§ Items
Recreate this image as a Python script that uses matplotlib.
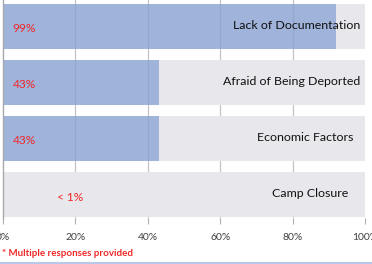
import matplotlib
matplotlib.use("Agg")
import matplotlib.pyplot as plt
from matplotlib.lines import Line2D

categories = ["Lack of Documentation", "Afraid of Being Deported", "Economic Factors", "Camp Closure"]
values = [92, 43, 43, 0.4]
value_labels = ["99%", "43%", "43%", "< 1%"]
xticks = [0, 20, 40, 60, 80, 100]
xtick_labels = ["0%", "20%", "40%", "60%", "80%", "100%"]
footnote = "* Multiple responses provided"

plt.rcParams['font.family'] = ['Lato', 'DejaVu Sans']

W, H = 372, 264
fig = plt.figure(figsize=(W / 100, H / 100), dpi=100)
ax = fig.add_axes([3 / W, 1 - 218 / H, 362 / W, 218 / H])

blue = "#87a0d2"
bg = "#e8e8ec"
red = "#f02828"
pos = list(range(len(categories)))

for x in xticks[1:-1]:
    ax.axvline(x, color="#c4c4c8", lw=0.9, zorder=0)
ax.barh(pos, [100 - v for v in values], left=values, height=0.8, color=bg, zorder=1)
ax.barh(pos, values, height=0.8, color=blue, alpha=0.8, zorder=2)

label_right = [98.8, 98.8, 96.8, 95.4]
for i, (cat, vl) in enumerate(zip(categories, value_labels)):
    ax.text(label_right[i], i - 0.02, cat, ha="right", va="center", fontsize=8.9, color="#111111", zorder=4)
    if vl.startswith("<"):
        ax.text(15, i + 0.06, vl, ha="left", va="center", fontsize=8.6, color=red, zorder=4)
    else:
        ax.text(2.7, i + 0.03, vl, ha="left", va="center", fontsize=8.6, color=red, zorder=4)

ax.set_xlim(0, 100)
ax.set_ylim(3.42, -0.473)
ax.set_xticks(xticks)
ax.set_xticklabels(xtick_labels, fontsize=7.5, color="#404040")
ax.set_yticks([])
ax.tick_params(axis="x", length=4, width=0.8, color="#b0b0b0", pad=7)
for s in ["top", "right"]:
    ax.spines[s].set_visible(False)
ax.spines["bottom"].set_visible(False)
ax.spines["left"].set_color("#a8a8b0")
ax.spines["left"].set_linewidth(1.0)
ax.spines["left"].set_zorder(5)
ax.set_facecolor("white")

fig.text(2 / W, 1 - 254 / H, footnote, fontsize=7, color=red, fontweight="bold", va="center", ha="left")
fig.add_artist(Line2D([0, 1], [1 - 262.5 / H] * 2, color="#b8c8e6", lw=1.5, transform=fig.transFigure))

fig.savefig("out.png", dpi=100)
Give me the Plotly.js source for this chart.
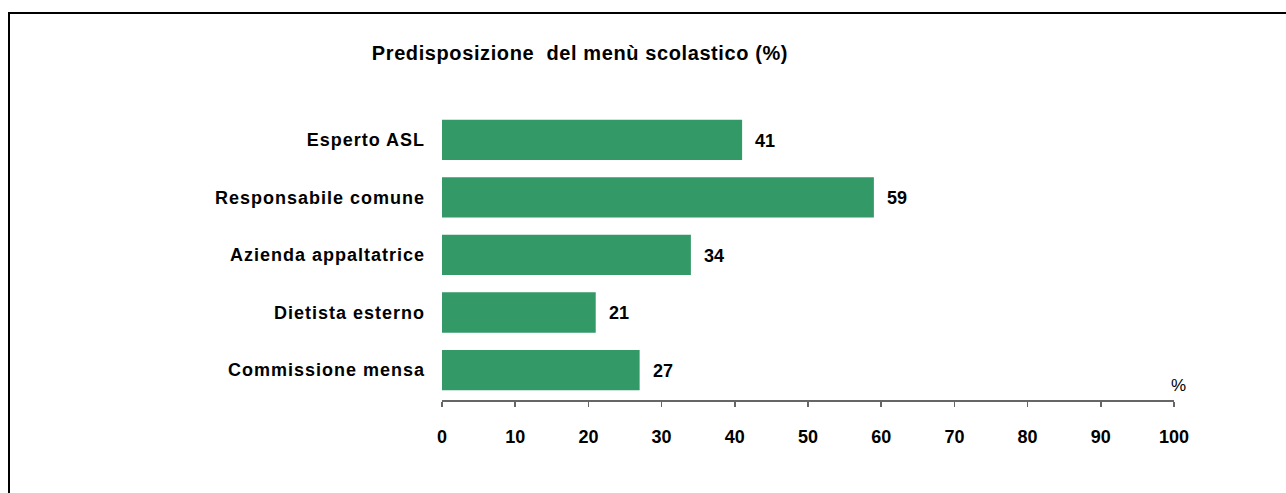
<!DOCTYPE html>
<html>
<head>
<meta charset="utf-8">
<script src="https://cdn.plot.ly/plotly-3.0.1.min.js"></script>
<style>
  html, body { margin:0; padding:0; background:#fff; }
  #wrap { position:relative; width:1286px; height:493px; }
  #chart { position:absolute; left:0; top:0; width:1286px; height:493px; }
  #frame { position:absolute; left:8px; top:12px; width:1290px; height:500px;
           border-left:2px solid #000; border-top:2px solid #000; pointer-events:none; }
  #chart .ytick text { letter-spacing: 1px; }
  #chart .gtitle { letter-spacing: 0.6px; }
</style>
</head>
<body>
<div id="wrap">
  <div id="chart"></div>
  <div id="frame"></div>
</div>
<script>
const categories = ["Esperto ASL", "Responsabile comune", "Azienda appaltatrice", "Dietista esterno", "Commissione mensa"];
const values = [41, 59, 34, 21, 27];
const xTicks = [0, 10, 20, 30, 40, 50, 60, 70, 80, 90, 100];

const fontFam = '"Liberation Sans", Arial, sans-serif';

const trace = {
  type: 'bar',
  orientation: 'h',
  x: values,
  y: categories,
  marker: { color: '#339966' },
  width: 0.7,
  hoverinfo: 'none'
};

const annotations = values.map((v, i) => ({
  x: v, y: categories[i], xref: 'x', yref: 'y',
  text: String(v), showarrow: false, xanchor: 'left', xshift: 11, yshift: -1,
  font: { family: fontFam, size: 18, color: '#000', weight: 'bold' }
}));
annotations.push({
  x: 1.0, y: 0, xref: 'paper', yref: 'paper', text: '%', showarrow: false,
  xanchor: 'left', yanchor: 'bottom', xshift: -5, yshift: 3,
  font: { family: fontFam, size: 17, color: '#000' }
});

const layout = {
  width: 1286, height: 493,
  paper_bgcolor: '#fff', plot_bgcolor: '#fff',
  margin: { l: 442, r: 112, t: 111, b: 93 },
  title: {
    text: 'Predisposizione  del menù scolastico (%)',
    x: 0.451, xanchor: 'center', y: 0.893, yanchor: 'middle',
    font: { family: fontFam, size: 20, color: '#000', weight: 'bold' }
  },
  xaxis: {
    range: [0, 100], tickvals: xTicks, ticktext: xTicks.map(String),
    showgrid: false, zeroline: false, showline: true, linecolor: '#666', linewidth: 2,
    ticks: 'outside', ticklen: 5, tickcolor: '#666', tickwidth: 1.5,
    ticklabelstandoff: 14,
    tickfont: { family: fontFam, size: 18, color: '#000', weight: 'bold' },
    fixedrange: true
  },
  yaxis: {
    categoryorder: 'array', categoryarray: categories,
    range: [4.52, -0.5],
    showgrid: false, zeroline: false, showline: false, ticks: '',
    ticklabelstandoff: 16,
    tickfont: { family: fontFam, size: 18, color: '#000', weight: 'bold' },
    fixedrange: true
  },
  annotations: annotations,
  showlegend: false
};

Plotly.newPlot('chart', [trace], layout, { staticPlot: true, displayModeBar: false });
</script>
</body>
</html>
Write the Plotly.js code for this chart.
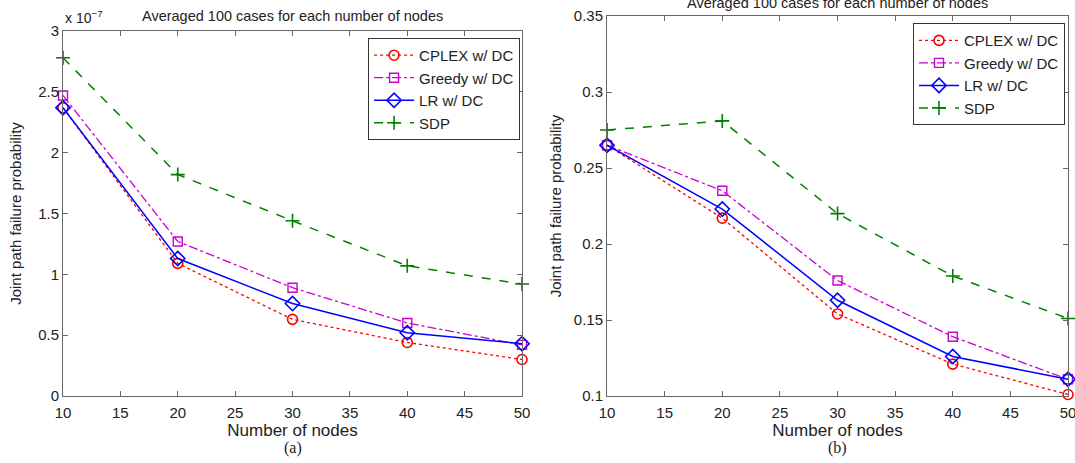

§ The problem
Everything from the first line of the entries through the line that contains "color=blue, alpha=0.8, zorder=2)" is to be reproduced exactly, except the pictures.

§ Task result
Recreate this image as a Python script that uses matplotlib.
import matplotlib
matplotlib.use("Agg")
import matplotlib.pyplot as plt
from matplotlib.lines import Line2D

categories = ["Lack of Documentation", "Afraid of Being Deported", "Economic Factors", "Camp Closure"]
values = [92, 43, 43, 0.4]
value_labels = ["99%", "43%", "43%", "< 1%"]
xticks = [0, 20, 40, 60, 80, 100]
xtick_labels = ["0%", "20%", "40%", "60%", "80%", "100%"]
footnote = "* Multiple responses provided"

plt.rcParams['font.family'] = ['Lato', 'DejaVu Sans']

W, H = 372, 264
fig = plt.figure(figsize=(W / 100, H / 100), dpi=100)
ax = fig.add_axes([3 / W, 1 - 218 / H, 362 / W, 218 / H])

blue = "#87a0d2"
bg = "#e8e8ec"
red = "#f02828"
pos = list(range(len(categories)))

for x in xticks[1:-1]:
    ax.axvline(x, color="#c4c4c8", lw=0.9, zorder=0)
ax.barh(pos, [100 - v for v in values], left=values, height=0.8, color=bg, zorder=1)
ax.barh(pos, values, height=0.8, color=blue, alpha=0.8, zorder=2)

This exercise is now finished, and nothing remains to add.